## Begin The data
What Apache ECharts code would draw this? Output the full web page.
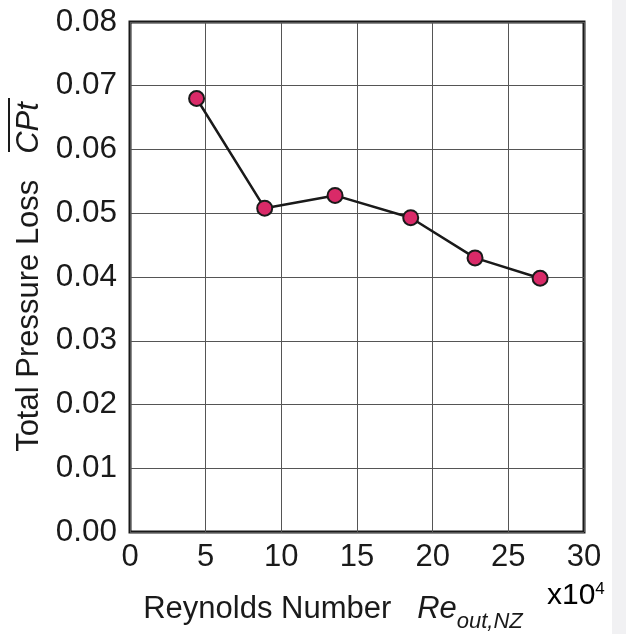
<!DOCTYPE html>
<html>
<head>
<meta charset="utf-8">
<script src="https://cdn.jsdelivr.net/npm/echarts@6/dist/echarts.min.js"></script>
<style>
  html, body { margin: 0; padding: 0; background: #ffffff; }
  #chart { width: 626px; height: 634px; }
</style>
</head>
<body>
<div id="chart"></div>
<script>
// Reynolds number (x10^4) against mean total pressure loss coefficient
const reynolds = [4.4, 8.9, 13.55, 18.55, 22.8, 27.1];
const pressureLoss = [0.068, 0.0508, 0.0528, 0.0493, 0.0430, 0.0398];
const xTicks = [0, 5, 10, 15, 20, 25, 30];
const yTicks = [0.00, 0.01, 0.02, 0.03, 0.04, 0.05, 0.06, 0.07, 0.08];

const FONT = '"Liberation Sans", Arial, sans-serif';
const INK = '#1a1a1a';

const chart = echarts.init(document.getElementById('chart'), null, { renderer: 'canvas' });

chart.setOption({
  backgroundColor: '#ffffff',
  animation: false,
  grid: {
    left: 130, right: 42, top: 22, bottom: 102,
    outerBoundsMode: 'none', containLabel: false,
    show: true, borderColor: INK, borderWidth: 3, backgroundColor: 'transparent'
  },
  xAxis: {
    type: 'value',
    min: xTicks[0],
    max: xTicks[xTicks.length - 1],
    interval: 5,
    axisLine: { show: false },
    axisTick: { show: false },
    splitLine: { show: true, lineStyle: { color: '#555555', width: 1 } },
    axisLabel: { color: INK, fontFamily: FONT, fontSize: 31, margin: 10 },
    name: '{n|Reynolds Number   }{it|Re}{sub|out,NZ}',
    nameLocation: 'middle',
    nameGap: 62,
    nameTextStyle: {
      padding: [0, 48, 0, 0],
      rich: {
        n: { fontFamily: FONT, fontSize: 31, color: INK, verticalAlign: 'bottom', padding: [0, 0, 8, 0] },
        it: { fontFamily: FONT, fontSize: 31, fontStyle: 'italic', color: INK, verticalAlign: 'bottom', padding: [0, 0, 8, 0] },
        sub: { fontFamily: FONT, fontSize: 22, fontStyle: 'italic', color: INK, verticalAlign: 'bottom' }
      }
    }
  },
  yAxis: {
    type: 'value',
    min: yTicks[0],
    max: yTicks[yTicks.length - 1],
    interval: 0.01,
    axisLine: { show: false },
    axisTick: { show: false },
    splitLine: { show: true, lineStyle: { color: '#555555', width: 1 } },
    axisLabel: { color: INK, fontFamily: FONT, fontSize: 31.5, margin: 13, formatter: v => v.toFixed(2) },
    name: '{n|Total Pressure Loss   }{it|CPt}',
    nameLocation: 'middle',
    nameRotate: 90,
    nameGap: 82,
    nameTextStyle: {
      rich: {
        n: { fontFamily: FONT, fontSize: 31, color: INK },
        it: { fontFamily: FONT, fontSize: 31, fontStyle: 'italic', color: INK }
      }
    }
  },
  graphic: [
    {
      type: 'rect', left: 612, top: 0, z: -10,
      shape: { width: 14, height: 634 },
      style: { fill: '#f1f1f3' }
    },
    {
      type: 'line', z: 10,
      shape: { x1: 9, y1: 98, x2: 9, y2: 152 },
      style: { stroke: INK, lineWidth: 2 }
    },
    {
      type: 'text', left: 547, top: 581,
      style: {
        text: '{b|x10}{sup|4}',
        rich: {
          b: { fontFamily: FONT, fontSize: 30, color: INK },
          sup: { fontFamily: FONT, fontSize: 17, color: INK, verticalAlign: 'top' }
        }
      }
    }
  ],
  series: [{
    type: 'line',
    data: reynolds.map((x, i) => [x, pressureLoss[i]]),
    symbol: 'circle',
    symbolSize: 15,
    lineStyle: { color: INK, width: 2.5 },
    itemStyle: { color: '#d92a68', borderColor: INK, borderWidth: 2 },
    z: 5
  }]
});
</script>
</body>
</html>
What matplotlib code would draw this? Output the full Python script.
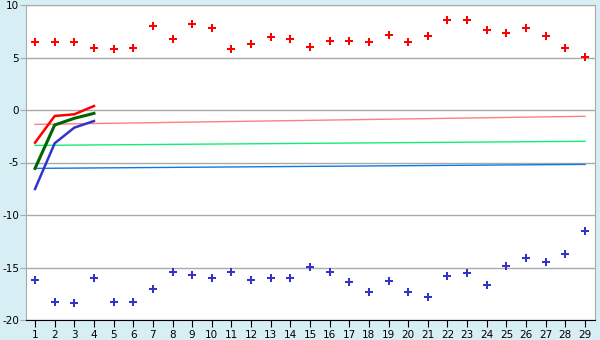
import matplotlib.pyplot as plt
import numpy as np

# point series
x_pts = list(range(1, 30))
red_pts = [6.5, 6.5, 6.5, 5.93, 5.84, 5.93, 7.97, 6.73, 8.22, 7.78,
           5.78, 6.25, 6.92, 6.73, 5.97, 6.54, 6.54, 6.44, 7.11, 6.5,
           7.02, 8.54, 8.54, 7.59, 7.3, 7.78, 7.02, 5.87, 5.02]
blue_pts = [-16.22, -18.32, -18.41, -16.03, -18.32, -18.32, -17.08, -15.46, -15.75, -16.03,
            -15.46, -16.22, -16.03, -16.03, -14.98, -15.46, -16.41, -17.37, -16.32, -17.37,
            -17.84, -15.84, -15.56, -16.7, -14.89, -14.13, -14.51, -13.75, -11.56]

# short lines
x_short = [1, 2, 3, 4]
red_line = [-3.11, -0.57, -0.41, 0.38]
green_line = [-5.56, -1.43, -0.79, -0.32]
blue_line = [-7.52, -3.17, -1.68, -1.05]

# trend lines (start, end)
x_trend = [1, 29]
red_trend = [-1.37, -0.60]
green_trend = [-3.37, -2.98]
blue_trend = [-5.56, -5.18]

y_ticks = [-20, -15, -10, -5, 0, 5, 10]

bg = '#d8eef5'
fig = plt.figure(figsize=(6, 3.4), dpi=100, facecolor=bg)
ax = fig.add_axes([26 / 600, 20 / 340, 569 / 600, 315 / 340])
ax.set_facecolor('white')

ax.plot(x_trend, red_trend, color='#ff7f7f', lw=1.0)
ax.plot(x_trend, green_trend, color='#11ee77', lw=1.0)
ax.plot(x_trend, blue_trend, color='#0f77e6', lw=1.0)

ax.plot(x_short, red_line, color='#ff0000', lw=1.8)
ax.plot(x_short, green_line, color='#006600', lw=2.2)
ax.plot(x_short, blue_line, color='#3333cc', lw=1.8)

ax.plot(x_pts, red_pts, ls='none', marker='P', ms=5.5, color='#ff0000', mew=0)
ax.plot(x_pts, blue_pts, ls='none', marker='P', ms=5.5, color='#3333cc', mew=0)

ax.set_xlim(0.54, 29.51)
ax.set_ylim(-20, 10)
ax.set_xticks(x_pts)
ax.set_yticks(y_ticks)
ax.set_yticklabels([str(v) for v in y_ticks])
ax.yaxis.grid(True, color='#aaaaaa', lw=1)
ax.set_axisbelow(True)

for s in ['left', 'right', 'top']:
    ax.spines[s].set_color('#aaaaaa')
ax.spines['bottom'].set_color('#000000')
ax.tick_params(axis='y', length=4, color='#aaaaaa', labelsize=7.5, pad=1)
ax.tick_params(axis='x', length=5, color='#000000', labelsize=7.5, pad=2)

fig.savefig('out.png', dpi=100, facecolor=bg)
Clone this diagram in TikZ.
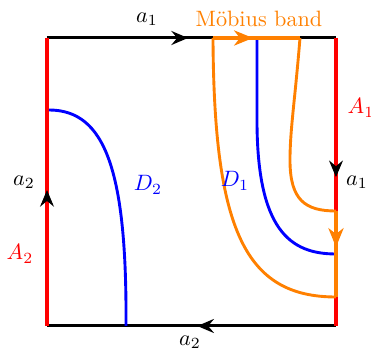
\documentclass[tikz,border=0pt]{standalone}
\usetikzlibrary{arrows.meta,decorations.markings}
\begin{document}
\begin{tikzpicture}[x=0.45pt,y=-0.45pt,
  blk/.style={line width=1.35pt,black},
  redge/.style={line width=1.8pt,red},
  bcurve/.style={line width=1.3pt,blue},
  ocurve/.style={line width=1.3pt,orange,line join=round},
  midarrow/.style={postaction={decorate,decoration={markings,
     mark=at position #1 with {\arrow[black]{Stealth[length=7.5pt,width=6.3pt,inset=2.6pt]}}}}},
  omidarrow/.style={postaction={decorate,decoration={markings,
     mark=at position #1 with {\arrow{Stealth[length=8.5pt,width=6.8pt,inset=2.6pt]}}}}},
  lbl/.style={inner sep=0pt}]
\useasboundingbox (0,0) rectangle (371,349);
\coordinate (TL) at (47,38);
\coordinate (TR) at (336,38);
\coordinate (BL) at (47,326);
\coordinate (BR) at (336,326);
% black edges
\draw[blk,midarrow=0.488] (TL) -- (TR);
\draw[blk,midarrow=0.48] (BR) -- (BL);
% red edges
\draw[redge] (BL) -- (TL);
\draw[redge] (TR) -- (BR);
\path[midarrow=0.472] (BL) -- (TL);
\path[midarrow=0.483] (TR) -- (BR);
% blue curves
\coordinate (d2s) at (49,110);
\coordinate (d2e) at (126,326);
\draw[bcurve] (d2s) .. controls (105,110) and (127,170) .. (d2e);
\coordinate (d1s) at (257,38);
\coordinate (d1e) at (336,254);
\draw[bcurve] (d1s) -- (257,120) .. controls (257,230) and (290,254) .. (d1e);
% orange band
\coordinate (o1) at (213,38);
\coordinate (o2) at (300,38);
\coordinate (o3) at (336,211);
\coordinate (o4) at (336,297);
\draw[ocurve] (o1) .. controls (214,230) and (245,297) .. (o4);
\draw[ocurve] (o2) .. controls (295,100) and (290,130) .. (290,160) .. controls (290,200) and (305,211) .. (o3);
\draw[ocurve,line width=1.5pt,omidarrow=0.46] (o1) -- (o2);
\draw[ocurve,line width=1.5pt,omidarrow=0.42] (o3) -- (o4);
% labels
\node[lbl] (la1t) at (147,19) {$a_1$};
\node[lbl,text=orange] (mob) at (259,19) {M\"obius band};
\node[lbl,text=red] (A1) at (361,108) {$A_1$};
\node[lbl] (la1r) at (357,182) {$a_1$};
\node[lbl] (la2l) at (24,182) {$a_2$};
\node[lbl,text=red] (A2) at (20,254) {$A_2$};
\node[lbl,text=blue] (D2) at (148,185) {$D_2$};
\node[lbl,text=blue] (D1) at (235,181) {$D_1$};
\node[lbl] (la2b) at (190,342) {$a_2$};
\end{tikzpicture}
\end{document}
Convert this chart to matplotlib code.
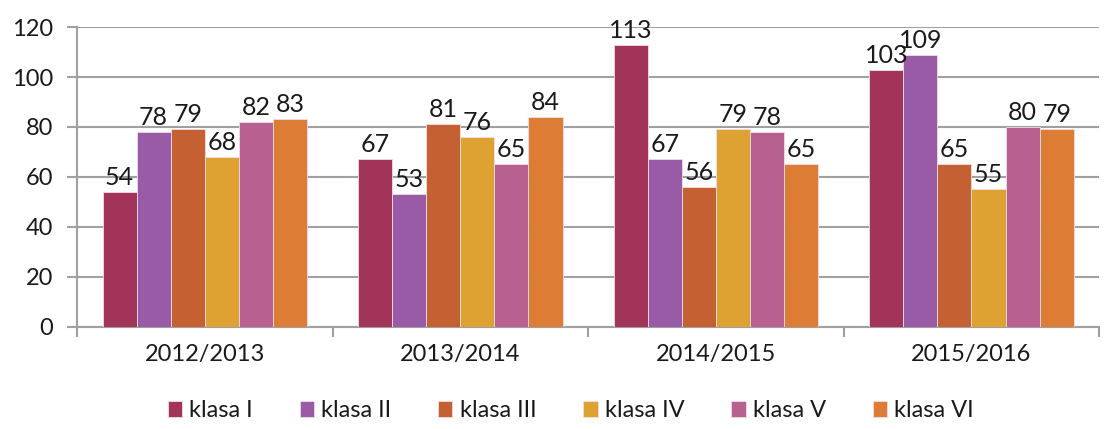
## End The data
▶ Requirement:
Look through the lines above and collect those with the word "this".

▶ Answer to the exercise:
What Apache ECharts code would draw this? Output the full web page.
What matplotlib code would draw this? Output the full Python script.
Clone this diagram in TikZ.
Convert this chart to matplotlib code.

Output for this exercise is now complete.